Work required — Output the data word for word, dropping every image.

Dataset section —
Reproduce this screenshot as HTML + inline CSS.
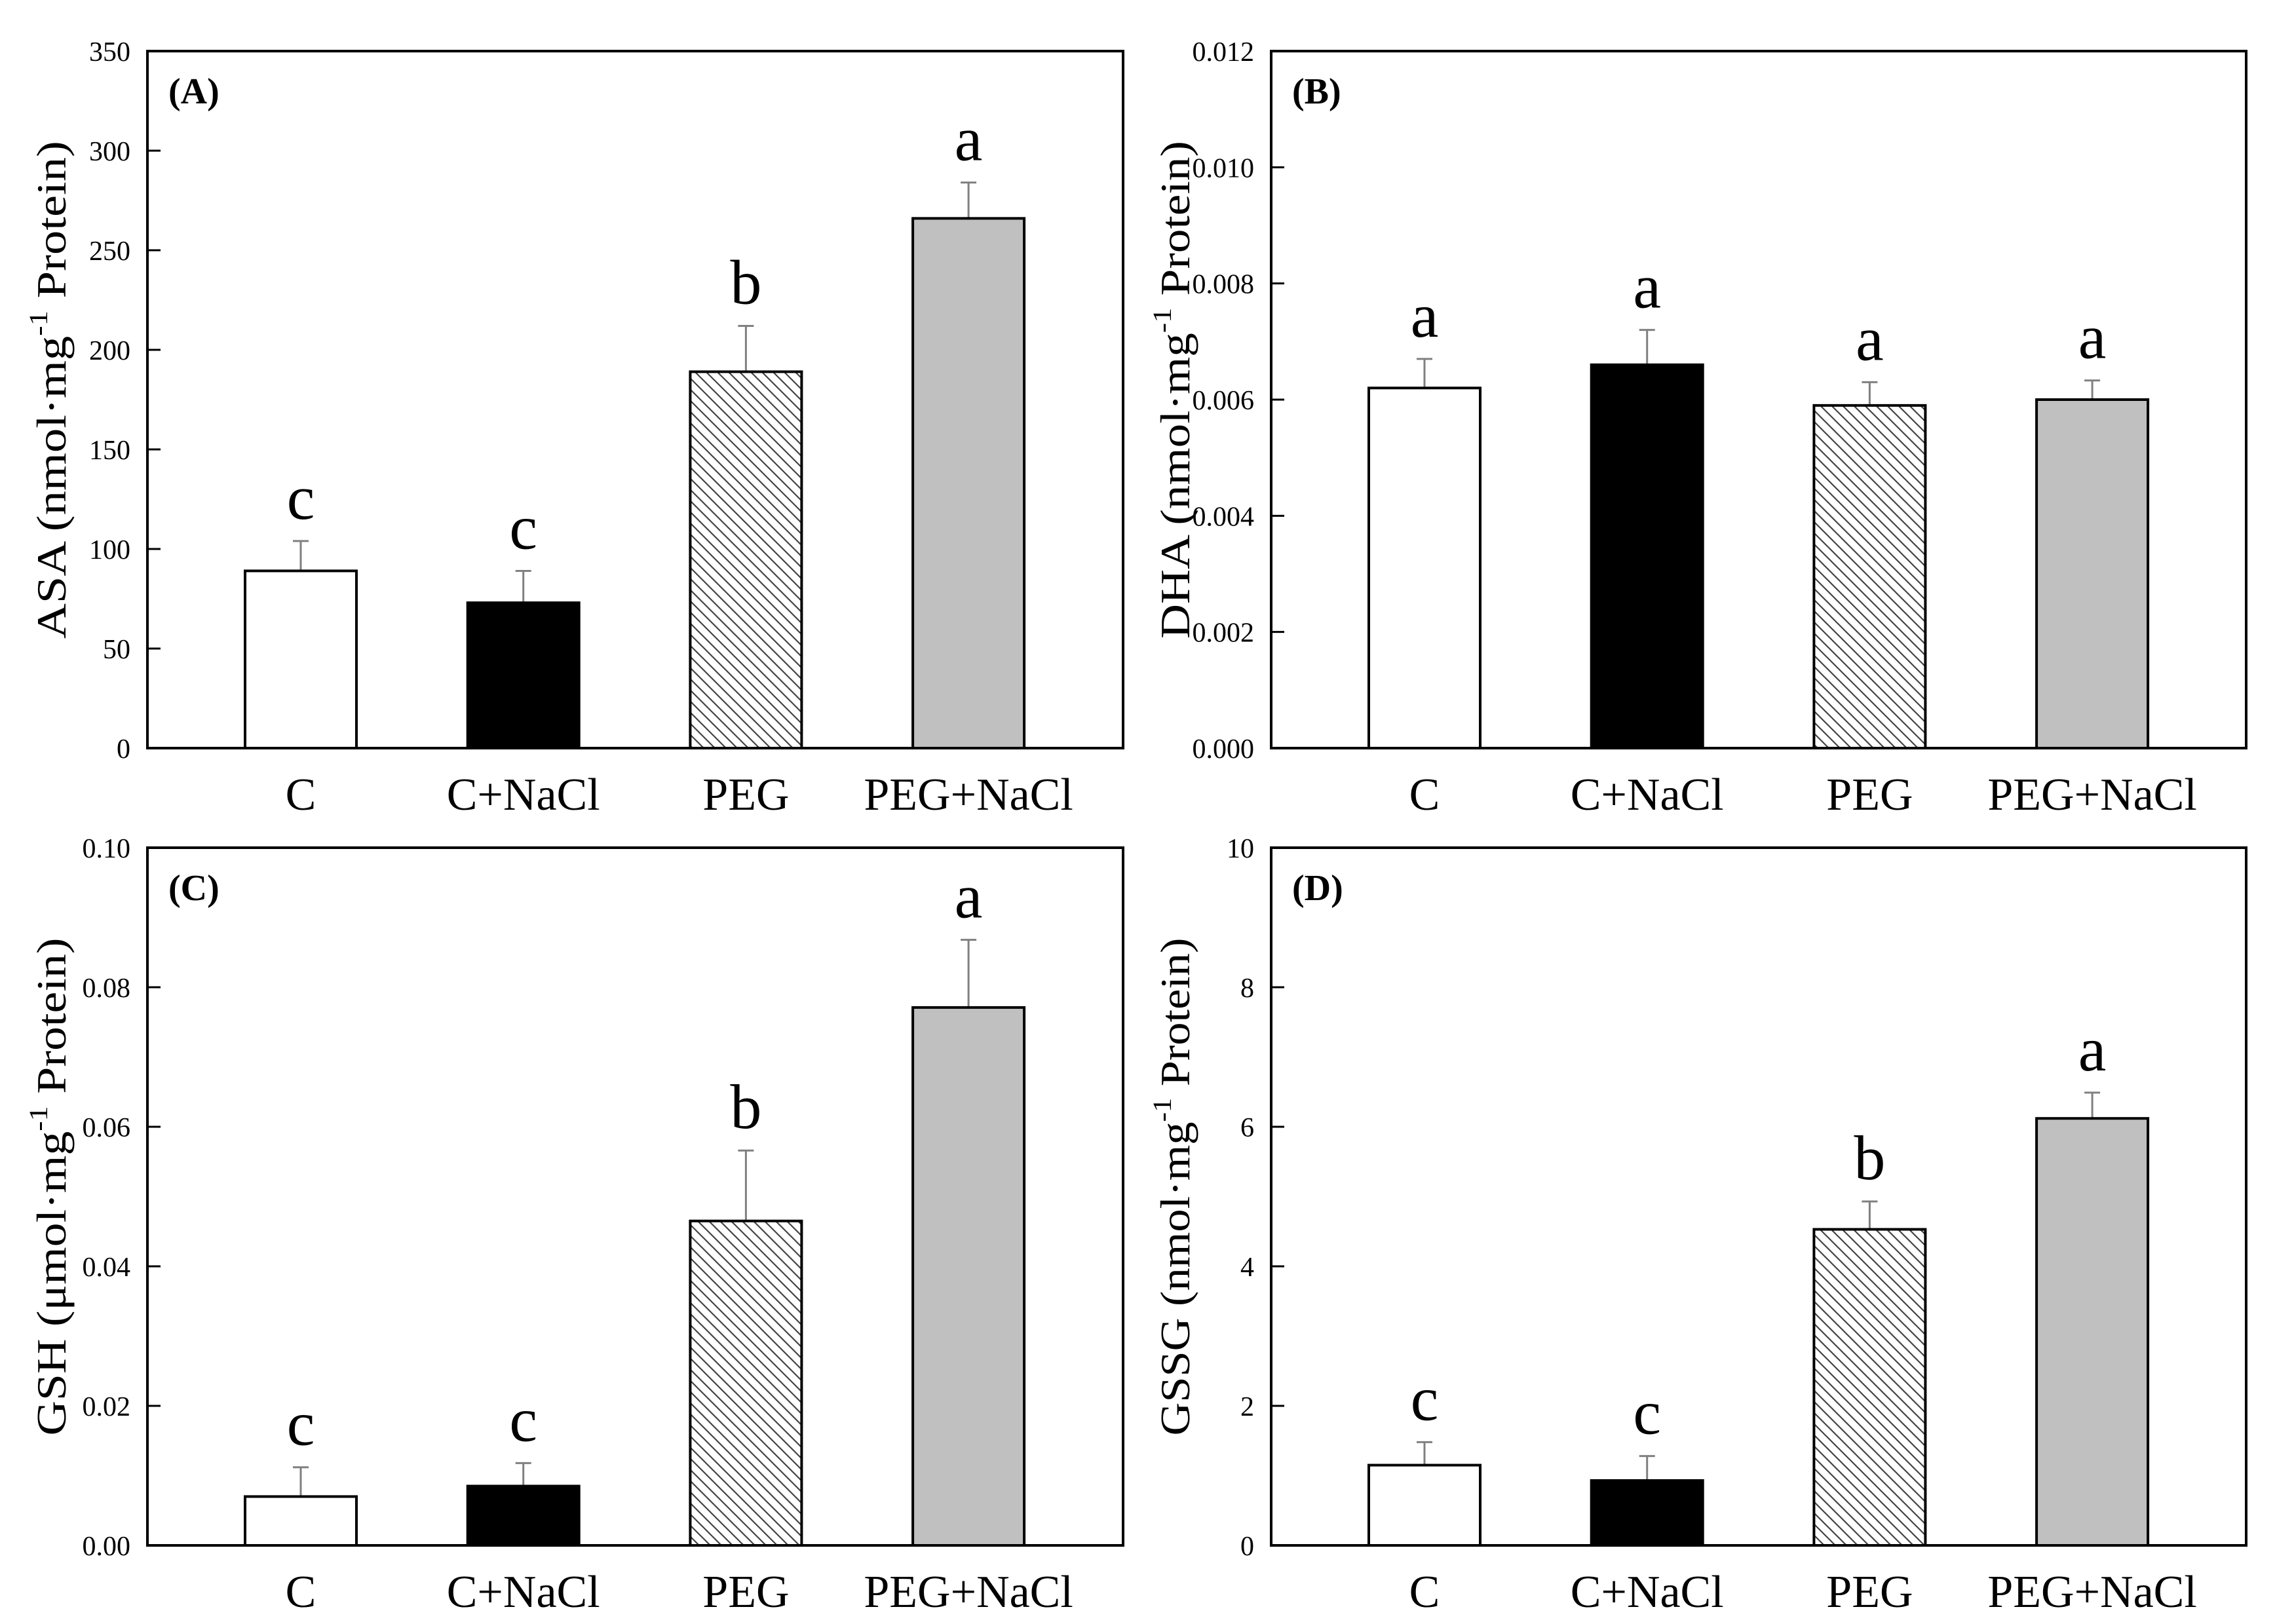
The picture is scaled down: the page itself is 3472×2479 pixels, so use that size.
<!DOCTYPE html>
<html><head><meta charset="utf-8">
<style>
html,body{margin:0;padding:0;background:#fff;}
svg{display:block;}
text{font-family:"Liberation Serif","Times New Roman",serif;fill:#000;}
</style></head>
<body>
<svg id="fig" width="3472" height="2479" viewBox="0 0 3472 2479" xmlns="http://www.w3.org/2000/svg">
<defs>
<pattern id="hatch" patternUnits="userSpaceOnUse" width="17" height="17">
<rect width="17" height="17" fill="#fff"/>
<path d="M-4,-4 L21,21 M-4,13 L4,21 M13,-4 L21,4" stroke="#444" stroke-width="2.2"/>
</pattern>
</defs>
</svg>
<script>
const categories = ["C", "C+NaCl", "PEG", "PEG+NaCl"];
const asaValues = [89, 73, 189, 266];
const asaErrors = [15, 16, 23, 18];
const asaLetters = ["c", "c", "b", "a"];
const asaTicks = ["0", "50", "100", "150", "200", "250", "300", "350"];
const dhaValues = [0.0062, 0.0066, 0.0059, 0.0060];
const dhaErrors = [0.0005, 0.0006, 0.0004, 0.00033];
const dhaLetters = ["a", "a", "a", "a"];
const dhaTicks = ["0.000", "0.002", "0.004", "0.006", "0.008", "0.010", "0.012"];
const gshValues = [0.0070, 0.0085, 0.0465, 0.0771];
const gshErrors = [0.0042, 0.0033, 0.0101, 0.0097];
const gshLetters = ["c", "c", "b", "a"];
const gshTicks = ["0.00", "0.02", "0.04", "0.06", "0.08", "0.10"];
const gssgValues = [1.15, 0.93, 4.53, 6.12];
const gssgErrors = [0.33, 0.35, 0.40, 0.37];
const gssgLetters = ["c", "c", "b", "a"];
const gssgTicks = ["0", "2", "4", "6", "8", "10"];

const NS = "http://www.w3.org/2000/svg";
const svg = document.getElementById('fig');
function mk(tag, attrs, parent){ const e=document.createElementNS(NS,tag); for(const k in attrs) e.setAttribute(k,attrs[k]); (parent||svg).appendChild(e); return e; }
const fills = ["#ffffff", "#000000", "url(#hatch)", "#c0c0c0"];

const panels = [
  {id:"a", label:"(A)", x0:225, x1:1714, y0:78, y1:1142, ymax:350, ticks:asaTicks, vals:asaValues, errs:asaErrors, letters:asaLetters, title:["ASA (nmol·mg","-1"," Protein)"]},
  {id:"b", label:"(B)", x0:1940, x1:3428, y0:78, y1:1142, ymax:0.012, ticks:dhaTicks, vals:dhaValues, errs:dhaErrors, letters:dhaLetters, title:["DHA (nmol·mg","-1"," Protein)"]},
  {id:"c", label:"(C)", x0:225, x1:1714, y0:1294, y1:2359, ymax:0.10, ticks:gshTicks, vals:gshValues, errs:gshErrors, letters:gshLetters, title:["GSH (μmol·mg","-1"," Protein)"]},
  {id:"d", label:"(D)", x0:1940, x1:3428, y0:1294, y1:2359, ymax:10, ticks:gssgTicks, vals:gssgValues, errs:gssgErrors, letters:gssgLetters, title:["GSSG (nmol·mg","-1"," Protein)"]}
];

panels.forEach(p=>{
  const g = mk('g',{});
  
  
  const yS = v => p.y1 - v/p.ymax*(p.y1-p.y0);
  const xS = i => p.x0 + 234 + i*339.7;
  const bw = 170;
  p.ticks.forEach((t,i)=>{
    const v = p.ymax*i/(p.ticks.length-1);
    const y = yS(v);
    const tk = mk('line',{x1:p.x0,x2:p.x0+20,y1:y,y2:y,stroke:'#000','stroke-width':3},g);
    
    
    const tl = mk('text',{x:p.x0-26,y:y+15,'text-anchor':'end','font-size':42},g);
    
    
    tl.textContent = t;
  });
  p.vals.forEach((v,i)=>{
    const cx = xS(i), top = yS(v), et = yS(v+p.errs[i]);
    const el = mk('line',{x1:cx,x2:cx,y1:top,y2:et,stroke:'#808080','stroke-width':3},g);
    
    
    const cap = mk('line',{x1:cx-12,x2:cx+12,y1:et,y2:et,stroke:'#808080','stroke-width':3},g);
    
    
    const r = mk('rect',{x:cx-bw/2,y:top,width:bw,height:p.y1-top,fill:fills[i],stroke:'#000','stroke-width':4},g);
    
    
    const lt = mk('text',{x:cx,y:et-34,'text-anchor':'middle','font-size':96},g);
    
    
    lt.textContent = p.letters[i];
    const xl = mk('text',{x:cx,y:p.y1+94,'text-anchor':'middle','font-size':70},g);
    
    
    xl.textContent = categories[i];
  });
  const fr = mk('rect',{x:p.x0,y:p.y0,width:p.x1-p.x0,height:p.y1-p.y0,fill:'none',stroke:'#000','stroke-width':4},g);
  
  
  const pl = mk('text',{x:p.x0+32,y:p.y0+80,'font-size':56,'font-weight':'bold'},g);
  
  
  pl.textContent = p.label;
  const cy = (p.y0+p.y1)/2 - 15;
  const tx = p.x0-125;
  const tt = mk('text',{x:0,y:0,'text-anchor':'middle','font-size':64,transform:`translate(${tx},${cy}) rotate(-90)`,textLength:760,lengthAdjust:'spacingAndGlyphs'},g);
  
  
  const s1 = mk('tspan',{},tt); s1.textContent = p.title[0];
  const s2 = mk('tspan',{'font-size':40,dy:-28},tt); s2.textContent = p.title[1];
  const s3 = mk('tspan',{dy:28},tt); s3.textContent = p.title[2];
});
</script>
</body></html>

Result for this exercise —
Reproduce this screenshot as HTML + inline CSS.
The picture is scaled down: the page itself is 3472×2479 pixels, so use that size.
<!DOCTYPE html>
<html><head><meta charset="utf-8">
<style>
html,body{margin:0;padding:0;background:#fff;}
svg{display:block;}
text{font-family:"Liberation Serif","Times New Roman",serif;fill:#000;}
</style></head>
<body>
<svg id="fig" width="3472" height="2479" viewBox="0 0 3472 2479" xmlns="http://www.w3.org/2000/svg">
<defs>
<pattern id="hatch" patternUnits="userSpaceOnUse" width="17" height="17">
<rect width="17" height="17" fill="#fff"/>
<path d="M-4,-4 L21,21 M-4,13 L4,21 M13,-4 L21,4" stroke="#444" stroke-width="2.2"/>
</pattern>
</defs>
</svg>
<script>
const categories = ["C", "C+NaCl", "PEG", "PEG+NaCl"];
const asaValues = [89, 73, 189, 266];
const asaErrors = [15, 16, 23, 18];
const asaLetters = ["c", "c", "b", "a"];
const asaTicks = ["0", "50", "100", "150", "200", "250", "300", "350"];
const dhaValues = [0.0062, 0.0066, 0.0059, 0.0060];
const dhaErrors = [0.0005, 0.0006, 0.0004, 0.00033];
const dhaLetters = ["a", "a", "a", "a"];
const dhaTicks = ["0.000", "0.002", "0.004", "0.006", "0.008", "0.010", "0.012"];
const gshValues = [0.0070, 0.0085, 0.0465, 0.0771];
const gshErrors = [0.0042, 0.0033, 0.0101, 0.0097];
const gshLetters = ["c", "c", "b", "a"];
const gshTicks = ["0.00", "0.02", "0.04", "0.06", "0.08", "0.10"];
const gssgValues = [1.15, 0.93, 4.53, 6.12];
const gssgErrors = [0.33, 0.35, 0.40, 0.37];
const gssgLetters = ["c", "c", "b", "a"];
const gssgTicks = ["0", "2", "4", "6", "8", "10"];

const NS = "http://www.w3.org/2000/svg";
const svg = document.getElementById('fig');
function mk(tag, attrs, parent){ const e=document.createElementNS(NS,tag); for(const k in attrs) e.setAttribute(k,attrs[k]); (parent||svg).appendChild(e); return e; }
const fills = ["#ffffff", "#000000", "url(#hatch)", "#c0c0c0"];

const panels = [
  {id:"a", label:"(A)", x0:225, x1:1714, y0:78, y1:1142, ymax:350, ticks:asaTicks, vals:asaValues, errs:asaErrors, letters:asaLetters, title:["ASA (nmol·mg","-1"," Protein)"]},
  {id:"b", label:"(B)", x0:1940, x1:3428, y0:78, y1:1142, ymax:0.012, ticks:dhaTicks, vals:dhaValues, errs:dhaErrors, letters:dhaLetters, title:["DHA (nmol·mg","-1"," Protein)"]},
  {id:"c", label:"(C)", x0:225, x1:1714, y0:1294, y1:2359, ymax:0.10, ticks:gshTicks, vals:gshValues, errs:gshErrors, letters:gshLetters, title:["GSH (μmol·mg","-1"," Protein)"]},
  {id:"d", label:"(D)", x0:1940, x1:3428, y0:1294, y1:2359, ymax:10, ticks:gssgTicks, vals:gssgValues, errs:gssgErrors, letters:gssgLetters, title:["GSSG (nmol·mg","-1"," Protein)"]}
];

panels.forEach(p=>{
  const g = mk('g',{});
  
  
  const yS = v => p.y1 - v/p.ymax*(p.y1-p.y0);
  const xS = i => p.x0 + 234 + i*339.7;
  const bw = 170;
  p.ticks.forEach((t,i)=>{
    const v = p.ymax*i/(p.ticks.length-1);
    const y = yS(v);
    const tk = mk('line',{x1:p.x0,x2:p.x0+20,y1:y,y2:y,stroke:'#000','stroke-width':3},g);
    
    
    const tl = mk('text',{x:p.x0-26,y:y+15,'text-anchor':'end','font-size':42},g);
    
    
    tl.textContent = t;
  });
  p.vals.forEach((v,i)=>{
    const cx = xS(i), top = yS(v), et = yS(v+p.errs[i]);
    const el = mk('line',{x1:cx,x2:cx,y1:top,y2:et,stroke:'#808080','stroke-width':3},g);
    
    
    const cap = mk('line',{x1:cx-12,x2:cx+12,y1:et,y2:et,stroke:'#808080','stroke-width':3},g);
    
    
    const r = mk('rect',{x:cx-bw/2,y:top,width:bw,height:p.y1-top,fill:fills[i],stroke:'#000','stroke-width':4},g);
    
    
    const lt = mk('text',{x:cx,y:et-34,'text-anchor':'middle','font-size':96},g);
    
    
    lt.textContent = p.letters[i];
    const xl = mk('text',{x:cx,y:p.y1+94,'text-anchor':'middle','font-size':70},g);
    
    
    xl.textContent = categories[i];
  });
  const fr = mk('rect',{x:p.x0,y:p.y0,width:p.x1-p.x0,height:p.y1-p.y0,fill:'none',stroke:'#000','stroke-width':4},g);
  
  
  const pl = mk('text',{x:p.x0+32,y:p.y0+80,'font-size':56,'font-weight':'bold'},g);
  
  
  pl.textContent = p.label;
  const cy = (p.y0+p.y1)/2 - 15;
  const tx = p.x0-125;
  const tt = mk('text',{x:0,y:0,'text-anchor':'middle','font-size':64,transform:`translate(${tx},${cy}) rotate(-90)`,textLength:760,lengthAdjust:'spacingAndGlyphs'},g);
  
  
  const s1 = mk('tspan',{},tt); s1.textContent = p.title[0];
  const s2 = mk('tspan',{'font-size':40,dy:-28},tt); s2.textContent = p.title[1];
  const s3 = mk('tspan',{dy:28},tt); s3.textContent = p.title[2];
});
</script>
</body></html>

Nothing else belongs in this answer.